JOB -
Give again, verbatim, the lines between the line that contains "Recreate this image" and the line that contains "const GRIDC = '#eaf2f3';", counting both ends. Pictures are excluded from the copy.

== DATA FOR THE TASK

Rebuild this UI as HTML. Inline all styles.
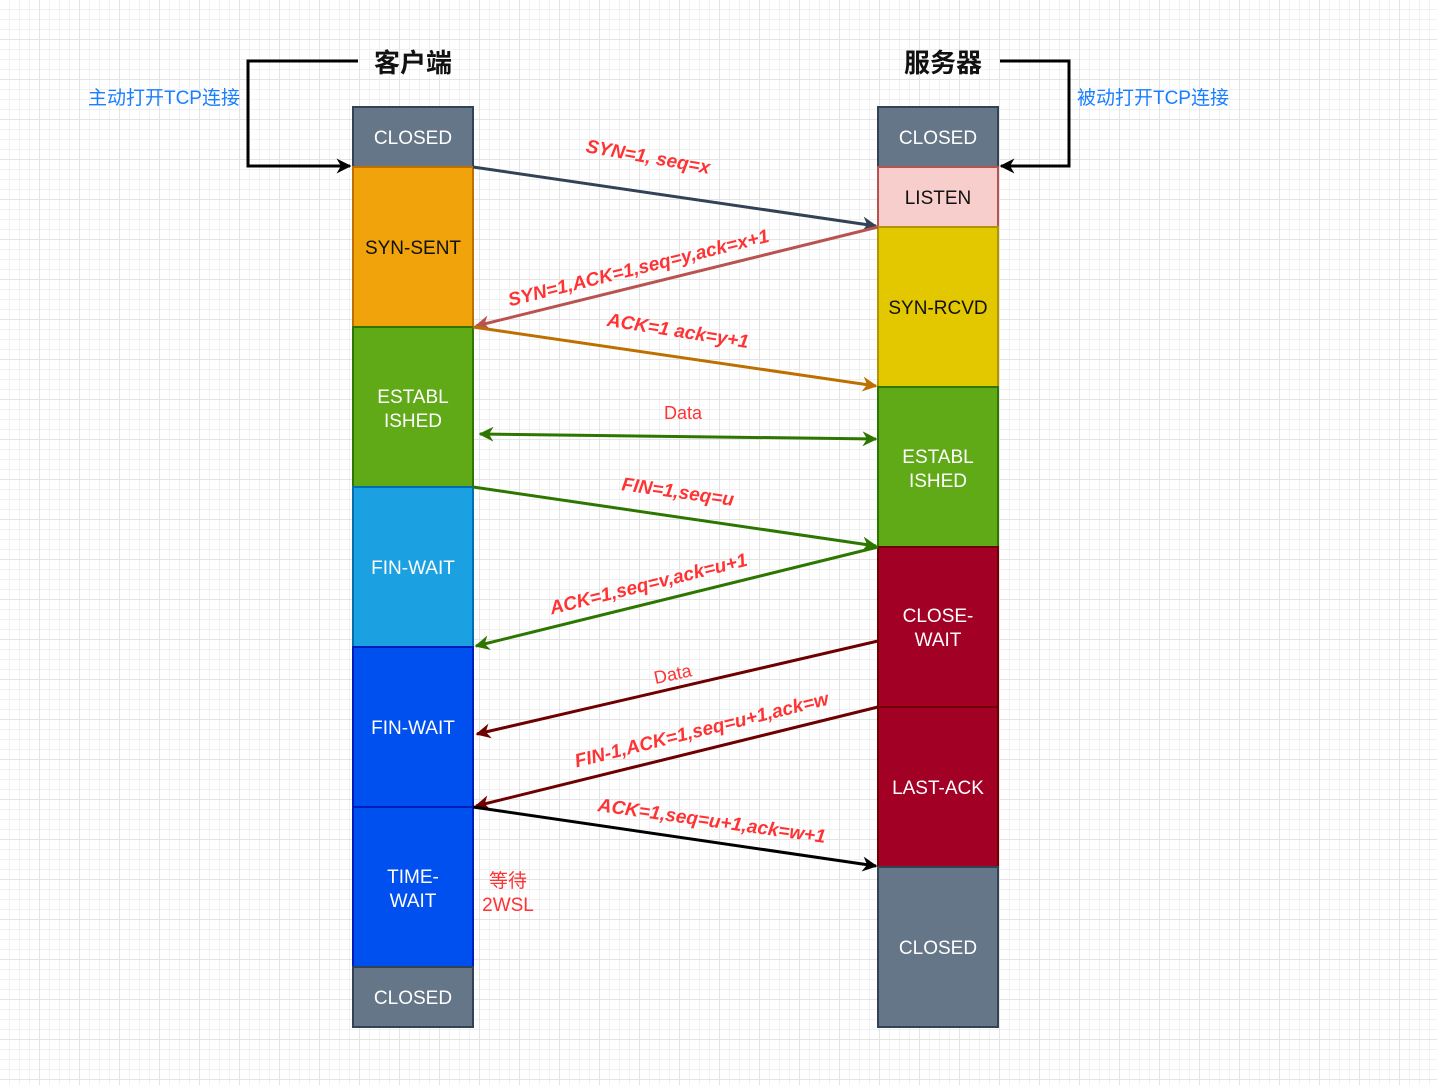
<!DOCTYPE html>
<html><head><meta charset="utf-8"><style>
html,body{margin:0;padding:0;}
body{width:1437px;height:1085px;overflow:hidden;background:#fff;
background-image:linear-gradient(#e4e4e4 1px,transparent 1px),linear-gradient(90deg,#e4e4e4 1px,transparent 1px),linear-gradient(#f1f1f1 1px,transparent 1px),linear-gradient(90deg,#f1f1f1 1px,transparent 1px);
background-size:40px 40px,40px 40px,10px 10px,10px 10px;background-position:-1px -1px;}
svg{position:absolute;left:0;top:0}
text{font-family:"Liberation Sans","Noto Sans CJK SC",sans-serif}
.w{fill:#fff;font-size:19px;text-anchor:middle}
.k{fill:#111;font-size:19px;text-anchor:middle}
.r{fill:#ff3333;font-size:19px;font-style:italic;font-weight:bold;text-anchor:middle}
</style></head><body>
<svg width="1437" height="1085" viewBox="0 0 1437 1085">
<defs>
<marker id="a0" viewBox="0 0 10 10" refX="9" refY="5" markerWidth="5" markerHeight="5" orient="auto-start-reverse"><path d="M0,0L10,5L0,10L3,5z" fill="context-stroke"/></marker>
</defs>
<g stroke-width="2">
<rect x="353" y="107" width="120" height="60" fill="#647687" stroke="#314354"/>
<rect x="353" y="167" width="120" height="160" fill="#f0a30a" stroke="#BD7000"/>
<rect x="353" y="327" width="120" height="160" fill="#60a917" stroke="#2D7600"/>
<rect x="353" y="487" width="120" height="160" fill="#1ba1e2" stroke="#006EAF"/>
<rect x="353" y="647" width="120" height="160" fill="#0050ef" stroke="#001DBC"/>
<rect x="353" y="807" width="120" height="160" fill="#0050ef" stroke="#001DBC"/>
<rect x="353" y="967" width="120" height="60" fill="#647687" stroke="#314354"/>
<rect x="878" y="107" width="120" height="60" fill="#647687" stroke="#314354"/>
<rect x="878" y="167" width="120" height="60" fill="#f8cecc" stroke="#b85450"/>
<rect x="878" y="227" width="120" height="160" fill="#e3c800" stroke="#B09500"/>
<rect x="878" y="387" width="120" height="160" fill="#60a917" stroke="#2D7600"/>
<rect x="878" y="547" width="120" height="160" fill="#a20025" stroke="#6F0000"/>
<rect x="878" y="707" width="120" height="160" fill="#a20025" stroke="#6F0000"/>
<rect x="878" y="867" width="120" height="160" fill="#647687" stroke="#314354"/>
</g>
<text class="w" x="413" y="144">CLOSED</text>
<text class="k" x="413" y="254">SYN-SENT</text>
<text class="w" x="413" y="403">ESTABL</text><text class="w" x="413" y="427">ISHED</text>
<text class="w" x="413" y="574">FIN-WAIT</text>
<text class="w" x="413" y="734">FIN-WAIT</text>
<text class="w" x="413" y="883">TIME-</text><text class="w" x="413" y="907">WAIT</text>
<text class="w" x="413" y="1004">CLOSED</text>
<text class="w" x="938" y="144">CLOSED</text>
<text class="k" x="938" y="204">LISTEN</text>
<text class="k" x="938" y="314">SYN-RCVD</text>
<text class="w" x="938" y="463">ESTABL</text><text class="w" x="938" y="487">ISHED</text>
<text class="w" x="938" y="622">CLOSE-</text><text class="w" x="938" y="646">WAIT</text>
<text class="w" x="938" y="794">LAST-ACK</text>
<text class="w" x="938" y="954">CLOSED</text>

<text x="413" y="72" style="font-size:26px;font-weight:bold;text-anchor:middle" fill="#111">客户端</text>
<text x="943" y="72" style="font-size:26px;font-weight:bold;text-anchor:middle" fill="#111">服务器</text>
<text x="164" y="104" style="font-size:19px;text-anchor:middle" fill="#1a7fff">主动打开TCP连接</text>
<text x="1153" y="104" style="font-size:19px;text-anchor:middle" fill="#1a7fff">被动打开TCP连接</text>
<text x="508" y="887" style="font-size:19px;text-anchor:middle" fill="#ff3333">等待</text>
<text x="508" y="911" style="font-size:19px;text-anchor:middle" fill="#ff3333">2WSL</text>

<g fill="none" stroke-width="3">
<polyline points="358,61 248,61 248,166 350,166" stroke="#000" marker-end="url(#a0)"/>
<polyline points="1000,61 1069,61 1069,166 1001,166" stroke="#000" marker-end="url(#a0)"/>
<line x1="473" y1="167" x2="876" y2="226" stroke="#314354" marker-end="url(#a0)"/>
<line x1="878" y1="227" x2="476" y2="326" stroke="#b85450" marker-end="url(#a0)"/>
<line x1="473" y1="327" x2="876" y2="386" stroke="#BD7000" marker-end="url(#a0)"/>
<line x1="480" y1="434" x2="876" y2="439" stroke="#2D7600" marker-start="url(#a0)" marker-end="url(#a0)"/>
<line x1="473" y1="487" x2="876" y2="546" stroke="#2D7600" marker-end="url(#a0)"/>
<line x1="878" y1="547" x2="476" y2="646" stroke="#2D7600" marker-end="url(#a0)"/>
<line x1="878" y1="641" x2="477" y2="734" stroke="#6F0000" marker-end="url(#a0)"/>
<line x1="878" y1="707" x2="476" y2="806" stroke="#6F0000" marker-end="url(#a0)"/>
<line x1="473" y1="807" x2="876" y2="866" stroke="#000" marker-end="url(#a0)"/>
</g>
<text class="r" transform="translate(647,163) rotate(10)">SYN=1, seq=x</text>
<text class="r" transform="translate(640,274) rotate(-14)">SYN=1,ACK=1,seq=y,ack=x+1</text>
<text class="r" transform="translate(677,337) rotate(9)">ACK=1 ack=y+1</text>
<text x="683" y="419" style="font-size:18px;text-anchor:middle" fill="#ff3333">Data</text>
<text class="r" transform="translate(677,498) rotate(8)">FIN=1,seq=u</text>
<text class="r" transform="translate(650,590) rotate(-14)">ACK=1,seq=v,ack=u+1</text>
<text x="0" y="0" style="font-size:18px;text-anchor:middle" fill="#ff3333" transform="translate(674,680) rotate(-12)">Data</text>
<text class="r" transform="translate(703,736) rotate(-14)">FIN-1,ACK=1,seq=u+1,ack=w</text>
<text class="r" transform="translate(711,827) rotate(8)">ACK=1,seq=u+1,ack=w+1</text>
</svg>
</body></html>
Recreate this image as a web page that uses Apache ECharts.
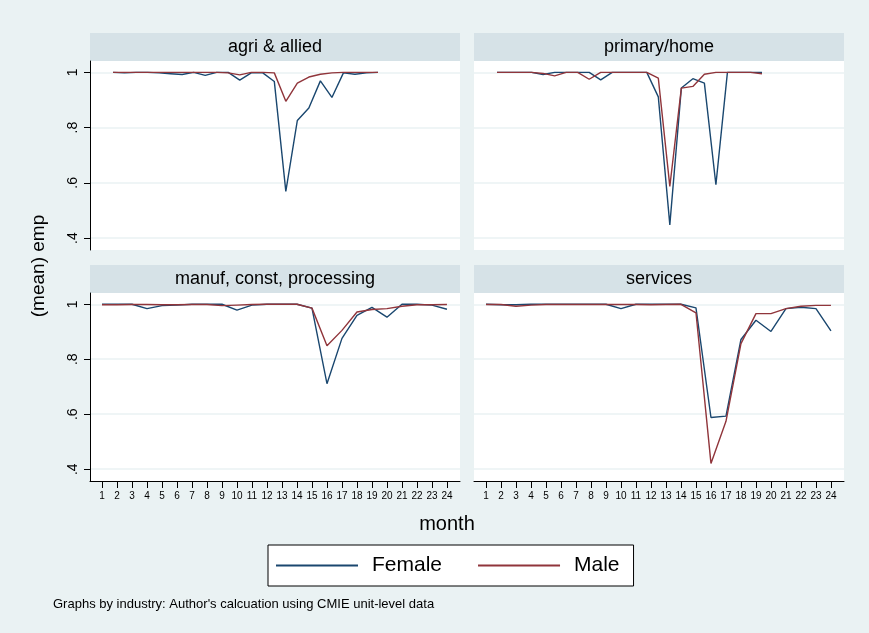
<!DOCTYPE html>
<html>
<head>
<meta charset="utf-8">
<script src="https://cdn.jsdelivr.net/npm/echarts@6/dist/echarts.min.js"></script>
<style>
html,body{margin:0;padding:0;background:#eaf2f3;}
#chart{width:869px;height:633px;}
</style>
</head>
<body>
<div id="chart"></div>
<script>
// ---- data ----
const months = [1,2,3,4,5,6,7,8,9,10,11,12,13,14,15,16,17,18,19,20,21,22,23,24];
const panelTitles = ['agri & allied', 'primary/home', 'manuf, const, processing', 'services'];
const seriesNames = ['Female', 'Male'];

const agriFemale = [1.0,0.998,1.0,1.0,0.998,0.995,0.992,1.0,0.989,1.0,1.0,0.972,0.998,0.998,0.967,0.569,0.826,0.871,0.969,0.909,0.998,0.993,0.998,1.0];
const agriMale   = [1.0,1.0,1.0,1.0,1.0,1.0,1.0,1.0,1.0,1.0,0.998,0.991,1.0,1.0,0.998,0.895,0.961,0.983,0.993,0.998,1.0,1.0,1.0,1.0];

const primaryFemale = [1.0,1.0,1.0,1.0,0.992,1.0,1.0,1.0,1.0,0.973,1.0,1.0,1.0,1.0,0.911,0.448,0.943,0.977,0.961,0.593,1.0,1.0,1.0,1.0];
const primaryMale   = [1.0,1.0,1.0,1.0,0.996,0.987,1.0,1.0,0.975,1.0,1.0,1.0,1.0,1.0,0.979,0.587,0.943,0.949,0.993,1.0,1.0,1.0,1.0,0.995];

const manufFemale = [1.0,1.0,1.0,0.984,0.995,0.997,1.0,1.0,1.0,0.979,0.997,1.0,1.0,1.0,0.986,0.711,0.876,0.960,0.989,0.953,1.0,1.0,0.997,0.982];
const manufMale   = [0.998,0.998,0.999,0.999,0.998,0.998,0.999,0.999,0.995,0.997,0.999,1.0,1.0,1.0,0.986,0.849,0.905,0.972,0.981,0.984,0.993,0.998,0.998,0.999];

const servicesFemale = [1.0,0.998,0.998,1.0,1.0,1.0,1.0,1.0,1.0,0.984,1.0,1.0,1.0,1.0,0.987,0.588,0.593,0.872,0.942,0.901,0.984,0.989,0.984,0.903];
const servicesMale   = [0.999,0.999,0.993,0.997,0.999,0.999,0.999,0.999,0.999,0.999,0.999,0.998,0.999,1.0,0.969,0.421,0.574,0.857,0.966,0.966,0.984,0.993,0.996,0.996];

const yTickValues = [0.4, 0.6, 0.8, 1.0];
const yTickLabels = ['.4', '.6', '.8', '1'];

// ---- layout / style ----
const FONT = '"Liberation Sans", Arial, sans-serif';
const COL_F = '#1a476f';
const COL_M = '#90353b';
const BG = '#eaf2f3';
const STRIP = '#d6e2e7';
const GRIDC = '#eaf2f3';

const panelData = [
  [agriFemale, agriMale],
  [primaryFemale, primaryMale],
  [manufFemale, manufMale],
  [servicesFemale, servicesMale]
];
const gridBoxes = [
  {left: 90, top: 61, width: 370, height: 189},
  {left: 474, top: 61, width: 370, height: 189},
  {left: 90, top: 293, width: 370, height: 188},
  {left: 474, top: 293, width: 370, height: 188}
];

const grids = gridBoxes.map(g => Object.assign({show: true, backgroundColor: '#ffffff', borderWidth: 0}, g));

function yLabel(v) {
  for (let i = 0; i < yTickValues.length; i++) if (Math.abs(v - yTickValues[i]) < 1e-6) return yTickLabels[i];
  return '';
}

const xAxes = gridBoxes.map((g, i) => {
  const bottom = i >= 2;
  return {
    type: 'value', gridIndex: i,
    min: bottom ? 0.2 : -1, max: bottom ? 24.87 : 31.12,
    show: true,
    axisLine: {show: bottom, onZero: false, lineStyle: {color: '#000', width: 1}},
    axisTick: {show: bottom, length: 7, customValues: months, lineStyle: {color: '#000', width: 1}},
    axisLabel: {show: bottom, customValues: months, fontFamily: FONT, fontSize: 10, color: '#000', margin: 10},
    splitLine: {show: false}
  };
});

const yAxes = gridBoxes.map((g, i) => {
  const left = (i % 2) === 0;
  return {
    type: 'value', gridIndex: i, min: 0.357, max: 1.041, position: 'left',
    axisLine: {show: left, onZero: false, lineStyle: {color: '#000', width: 1}},
    axisTick: {show: left, length: 6, customValues: yTickValues, lineStyle: {color: '#000', width: 1}},
    axisLabel: {show: left, customValues: yTickValues, rotate: 90, formatter: yLabel, fontFamily: FONT, fontSize: 14, color: '#000', margin: 10},
    splitLine: {show: true, lineStyle: {color: GRIDC, width: 1.5}}
  };
});

const series = [];
panelData.forEach((pd, i) => {
  pd.forEach((vals, k) => {
    series.push({
      name: seriesNames[k], type: 'line', xAxisIndex: i, yAxisIndex: i,
      data: months.map((m, j) => [m, vals[j]]),
      showSymbol: false, symbol: 'none', silent: true, animation: false,
      lineStyle: {color: k === 0 ? COL_F : COL_M, width: 1.4},
      itemStyle: {color: k === 0 ? COL_F : COL_M},
      z: k === 0 ? 2 : 3
    });
  });
});

const graphics = [];
gridBoxes.forEach((g, i) => {
  graphics.push({type: 'rect', shape: {x: g.left, y: g.top - 28, width: g.width, height: 28}, style: {fill: STRIP}, silent: true});
  graphics.push({type: 'text', x: g.left + g.width / 2, y: g.top - 14,
    style: {text: panelTitles[i], font: '18px ' + FONT, fill: '#000', textAlign: 'center', textVerticalAlign: 'middle'}, silent: true});
});
graphics.push({type: 'text', x: 39, y: 266, rotation: Math.PI / 2,
  style: {text: '(mean) emp', font: '19px ' + FONT, fill: '#000', textAlign: 'center', textVerticalAlign: 'middle'}});
graphics.push({type: 'text', x: 447, y: 524,
  style: {text: 'month', font: '20px ' + FONT, fill: '#000', textAlign: 'center', textVerticalAlign: 'middle'}});
graphics.push({type: 'text', x: 53, y: 604,
  style: {text: "Graphs by industry: Author's calcuation using CMIE unit-level data", font: '13px ' + FONT, fill: '#000', textAlign: 'left', textVerticalAlign: 'middle'}});

const option = {
  backgroundColor: BG,
  animation: false,
  grid: grids,
  xAxis: xAxes,
  yAxis: yAxes,
  series: series,
  legend: {
    show: true, data: seriesNames, left: 268, top: 545,
    orient: 'horizontal', icon: 'rect', itemWidth: 82, itemHeight: 2, itemGap: 36,
    padding: [10, 14, 10, 8],
    backgroundColor: '#ffffff', borderColor: '#000', borderWidth: 1, borderRadius: 0,
    textStyle: {fontFamily: FONT, fontSize: 21, color: '#000', padding: [0, 0, 0, 9]},
    selectedMode: false
  },
  graphic: graphics
};

const chart = echarts.init(document.getElementById('chart'), null, {renderer: 'canvas'});
chart.setOption(option);
</script>
</body>
</html>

====

OUTPUT OF THE EXERCISE -
Recreate this image as a web page that uses Apache ECharts.
<!DOCTYPE html>
<html>
<head>
<meta charset="utf-8">
<script src="https://cdn.jsdelivr.net/npm/echarts@6/dist/echarts.min.js"></script>
<style>
html,body{margin:0;padding:0;background:#eaf2f3;}
#chart{width:869px;height:633px;}
</style>
</head>
<body>
<div id="chart"></div>
<script>
// ---- data ----
const months = [1,2,3,4,5,6,7,8,9,10,11,12,13,14,15,16,17,18,19,20,21,22,23,24];
const panelTitles = ['agri & allied', 'primary/home', 'manuf, const, processing', 'services'];
const seriesNames = ['Female', 'Male'];

const agriFemale = [1.0,0.998,1.0,1.0,0.998,0.995,0.992,1.0,0.989,1.0,1.0,0.972,0.998,0.998,0.967,0.569,0.826,0.871,0.969,0.909,0.998,0.993,0.998,1.0];
const agriMale   = [1.0,1.0,1.0,1.0,1.0,1.0,1.0,1.0,1.0,1.0,0.998,0.991,1.0,1.0,0.998,0.895,0.961,0.983,0.993,0.998,1.0,1.0,1.0,1.0];

const primaryFemale = [1.0,1.0,1.0,1.0,0.992,1.0,1.0,1.0,1.0,0.973,1.0,1.0,1.0,1.0,0.911,0.448,0.943,0.977,0.961,0.593,1.0,1.0,1.0,1.0];
const primaryMale   = [1.0,1.0,1.0,1.0,0.996,0.987,1.0,1.0,0.975,1.0,1.0,1.0,1.0,1.0,0.979,0.587,0.943,0.949,0.993,1.0,1.0,1.0,1.0,0.995];

const manufFemale = [1.0,1.0,1.0,0.984,0.995,0.997,1.0,1.0,1.0,0.979,0.997,1.0,1.0,1.0,0.986,0.711,0.876,0.960,0.989,0.953,1.0,1.0,0.997,0.982];
const manufMale   = [0.998,0.998,0.999,0.999,0.998,0.998,0.999,0.999,0.995,0.997,0.999,1.0,1.0,1.0,0.986,0.849,0.905,0.972,0.981,0.984,0.993,0.998,0.998,0.999];

const servicesFemale = [1.0,0.998,0.998,1.0,1.0,1.0,1.0,1.0,1.0,0.984,1.0,1.0,1.0,1.0,0.987,0.588,0.593,0.872,0.942,0.901,0.984,0.989,0.984,0.903];
const servicesMale   = [0.999,0.999,0.993,0.997,0.999,0.999,0.999,0.999,0.999,0.999,0.999,0.998,0.999,1.0,0.969,0.421,0.574,0.857,0.966,0.966,0.984,0.993,0.996,0.996];

const yTickValues = [0.4, 0.6, 0.8, 1.0];
const yTickLabels = ['.4', '.6', '.8', '1'];

// ---- layout / style ----
const FONT = '"Liberation Sans", Arial, sans-serif';
const COL_F = '#1a476f';
const COL_M = '#90353b';
const BG = '#eaf2f3';
const STRIP = '#d6e2e7';
const GRIDC = '#eaf2f3';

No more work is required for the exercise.